Автобиография (Тэтчер) - страница 566

Моя проблема в ходе этих дискуссий по EMU была двоякой. Во-первых, разумеется, у нас было слишком мало союзников; только Дания, маленькая страна с сильным духом, но с малым весом, была на моей стороне. Но я сражалась лишь одной рукой по другой причине. Как «будущий член» ЕЕС, Британия утвердила коммюнике в Париже после конференции глав государств в октябре 1972 года. Это подкрепило «намерение стран – членов расширенного сообщества непреклонно двигаться в сторону экономического и валютного союза, подтверждая все детали актов, одобренных советом и представителями стран – членов 22 марта 1971года и 21 марта 1972 года». Такая риторика могла отражать настроения Теда Хита. Но, совершенно точно, не отражала мои. Но не было смысла ввязываться в спор, который мы не могли выиграть. Я предпочла позволить спящим псам умереть.

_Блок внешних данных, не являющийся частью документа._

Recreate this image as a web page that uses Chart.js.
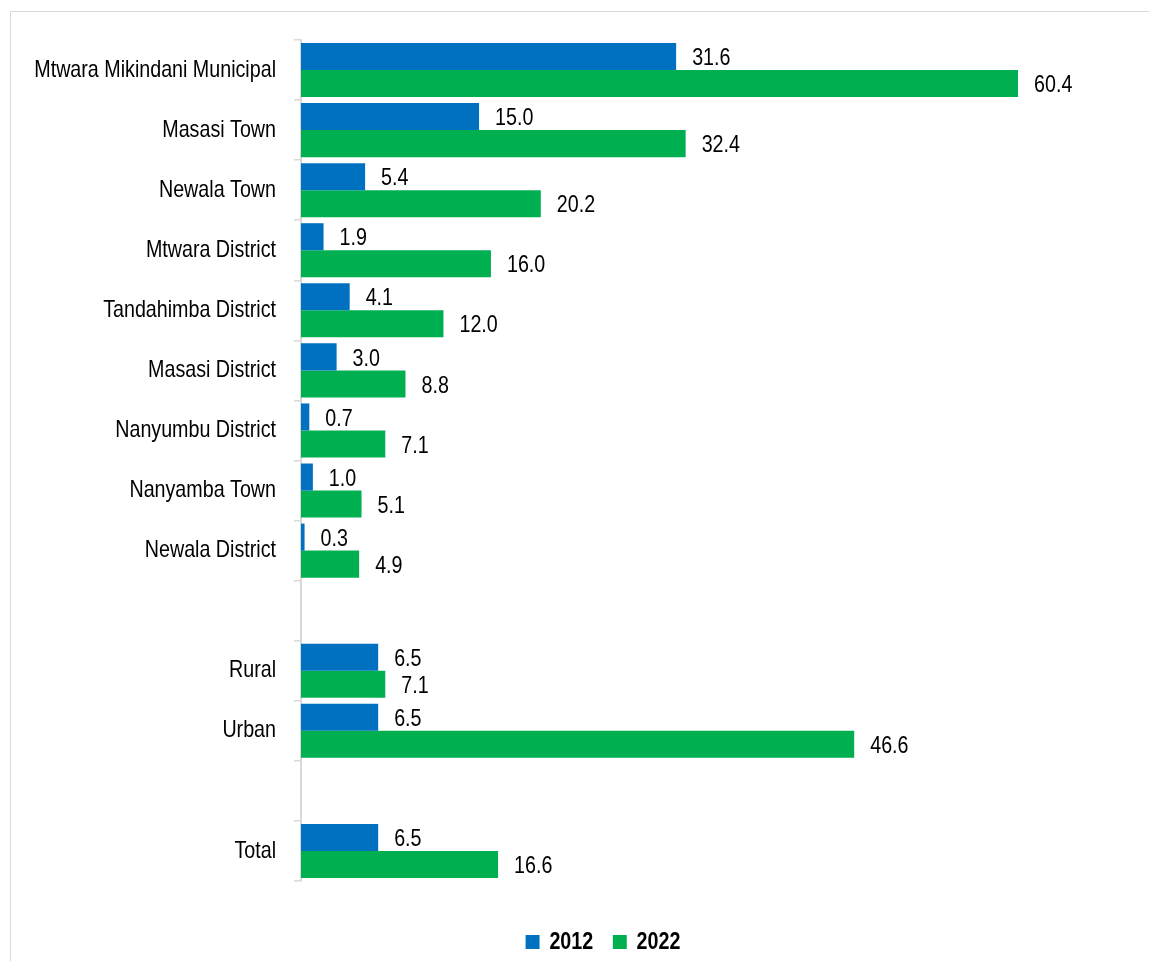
<!DOCTYPE html>
<html>
<head>
<meta charset="utf-8">
<script src="https://cdn.jsdelivr.net/npm/chart.js@4.4.1/dist/chart.umd.min.js"></script>
<style>
  html, body { margin: 0; padding: 0; background: #fff; overflow: hidden; }
  #wrap { position: relative; width: 1149px; height: 961px; }
  #frame { position: absolute; left: 10px; top: 11px; width: 1200px; height: 1000px; border: 1.5px solid #d9d9d9; box-sizing: border-box; }
  canvas { position: absolute; left: 0; top: 0; }
</style>
</head>
<body>
<div id="wrap">
  <div id="frame"></div>
  <canvas id="c" width="1149" height="961"></canvas>
</div>
<script>
const categories = ['Mtwara Mikindani Municipal','Masasi Town','Newala Town','Mtwara District','Tandahimba District','Masasi District','Nanyumbu District','Nanyamba Town','Newala District','','Rural','Urban','','Total'];
const series2012 = [31.6, 15.0, 5.4, 1.9, 4.1, 3.0, 0.7, 1.0, 0.3, null, 6.5, 6.5, null, 6.5];
const series2022 = [60.4, 32.4, 20.2, 16.0, 12.0, 8.8, 7.1, 5.1, 4.9, null, 7.1, 46.6, null, 16.6];
const seriesNames = ['2012', '2022'];
const seriesColors = ['#0070c0', '#00b050'];

const FONT = "'Liberation Sans', Arial, sans-serif";
const NARROW = 0.82;   // emulate a narrow face by horizontal scaling
const TICK_LEN = 7;
const TICK_PAD = 18;
const LEGEND_SHIFT = 3;

// Narrow the library-drawn y labels and legend
const narrowText = {
  id: 'narrowText',
  beforeDraw(chart) {
    const y = chart.scales.y;
    if (y && !y._narrowWrapped) {
      const orig = y.drawLabels;
      y._computeLabelArea = function () { return undefined; };
      y.drawLabels = function (area) {
        const ctx = this.ctx;
        const xr = this.right - TICK_LEN - TICK_PAD;
        ctx.save();
        ctx.translate(xr, 0); ctx.scale(NARROW, 1); ctx.translate(-xr, 0);
        orig.call(this, area);
        ctx.restore();
      };
      y._narrowWrapped = true;
    }
    const lg = chart.legend;
    if (lg && !lg._narrowWrapped) {
      const origL = lg.draw;
      lg.draw = function () {
        const ctx = this.ctx;
        const cx = this.left + this.width / 2;
        ctx.save();
        ctx.translate(cx, LEGEND_SHIFT); ctx.scale(NARROW, 1); ctx.translate(-cx, 0);
        origL.apply(this, arguments);
        ctx.restore();
      };
      lg._narrowWrapped = true;
    }
  }
};

const valueLabels = {
  id: 'valueLabels',
  afterDatasetsDraw(chart) {
    const ctx = chart.ctx;
    chart.data.datasets.forEach((ds, di) => {
      const meta = chart.getDatasetMeta(di);
      meta.data.forEach((bar, i) => {
        const v = ds.data[i];
        if (v === null || v === undefined) return;
        const x0 = bar.x + 16;
        ctx.save();
        ctx.translate(x0, bar.y + 2);
        ctx.scale(NARROW, 1);
        ctx.font = '24px ' + FONT;
        ctx.fillStyle = '#000';
        ctx.textAlign = 'left';
        ctx.textBaseline = 'middle';
        ctx.fillText(v.toFixed(1), 0, 0);
        ctx.restore();
      });
    });
  }
};

new Chart(document.getElementById('c'), {
  type: 'bar',
  data: {
    labels: categories,
    datasets: [
      { label: seriesNames[0], data: series2012, backgroundColor: seriesColors[0], categoryPercentage: 0.9, barPercentage: 1.0 },
      { label: seriesNames[1], data: series2022, backgroundColor: seriesColors[1], categoryPercentage: 0.9, barPercentage: 1.0 }
    ]
  },
  options: {
    indexAxis: 'y',
    responsive: false,
    animation: false,
    devicePixelRatio: 1,
    layout: { padding: { top: 40, right: 17, left: 74, bottom: 0 } },
    scales: {
      x: {
        min: 0, max: 70,
        display: true,
        ticks: { display: false },
        grid: { display: false },
        border: { display: false },
        afterFit(s) { s.height = 22; }
      },
      y: {
        offset: true,
        ticks: { color: '#000', font: { family: FONT, size: 24 }, padding: TICK_PAD, autoSkip: false },
        grid: { drawOnChartArea: false, drawTicks: true, tickLength: TICK_LEN, color: '#d9d9d9', lineWidth: 1.5, offset: true },
        border: { display: true, color: '#d9d9d9', width: 2 },
        afterFit(s) { s.width = 227; }
      }
    },
    plugins: {
      legend: {
        position: 'bottom',
        labels: {
          boxWidth: 17, boxHeight: 14, padding: 24,
          color: '#000',
          font: { family: FONT, size: 24, weight: 'bold' }
        }
      },
      tooltip: { enabled: false }
    }
  },
  plugins: [narrowText, valueLabels]
});
</script>
</body>
</html>
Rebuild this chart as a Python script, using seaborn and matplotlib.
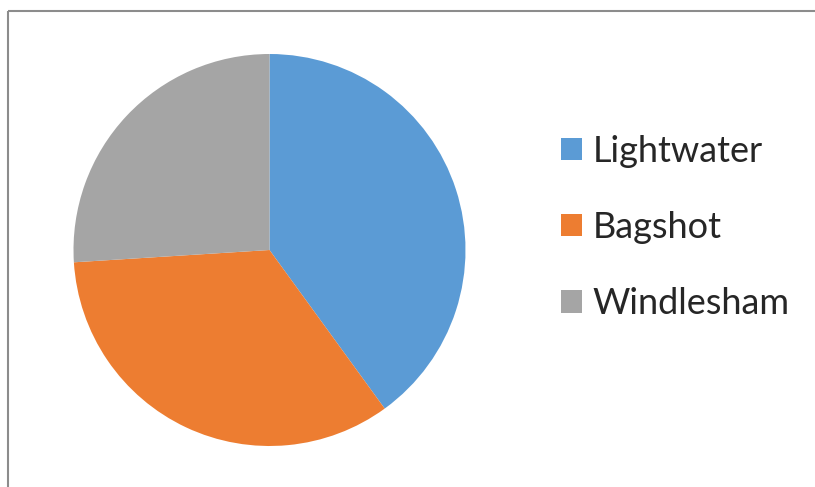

Потом они, разумеется, проснулись и стали лаять в ходе переговоров о Едином европейском акте 1985–1986 годов. Я не хотела никакой отсылки EMU. Германия не смогла поддержать меня, поэтому отсылка к EMU была вставлена в текст. Но я сделала так, чтобы 20-я глава Единого европейского акта давала мою интерпретацию EMU$. Ее заголовок гласил: «Сотрудничество в экономической и валютной политике (экономический и валютный союз)». Это позволяло мне утверждать на последующих форумах, что EMU теперь означает сотрудничество, а не движение в сторону единой валюты. В этом была продуманная двусмысленность. Советы в Ганновере в июне 1988-м и в Мадриде в 1989-м вновь ссылались на Единый европейский акт, содержащий «задачу прогрессивной реализации экономического и валютного союза». Меня это более или менее устраивало, поскольку уже не подразумевалась кооперация. Остальные главы европейских правительств были также счастливы, поскольку восприняли это как продвижение в сторону Европейского центрального банка и единой валюты. В какой-то момент эти две интерпретации, разумеется, столкнутся. И когда это произойдет, я вынуждена буду сражаться на поле боя, которое не выбирала.

Чем внимательнее я следила за работой Ссообщества, тем меньше меня привлекали какие-либо последующие шаги на пути к валютной интеграции. Мы выдвигали свои предложения по «твердой ECU». Мы выпускали векселя казначейства, деноминированные условиями ECU. И (хотя это и делалось в наших же собственных интересах, а не с целью задобрить наших европейских партнеров) мы ликвидировали любые рычаги контроля обмена раньше всех остальных. Все это было очень коммунитарно, о чем я не переставала напоминать, когда меня критиковали за сопротивление вхождению в ERM. Но мои предпочтения склонялись в сторону открытых рынков, плавающих курсов обмена и сильных трансатлантических политических и экономических связей. В продвижении этого альтернативного подхода меня неизбежно сдерживала вынужденная приверженность европейскому «экономическому и валютному союзу» – или, на самом деле, «еще более близкому союзу», описанному в преамбуле к Римскому соглашению. Эти фразы предопределили многие решения, которые, как нам казалось, мы отложили для дальнейшего обдумывания. Это дало психологические преимущества нашим оппонентам, которые никогда не упускали возможности ими воспользоваться.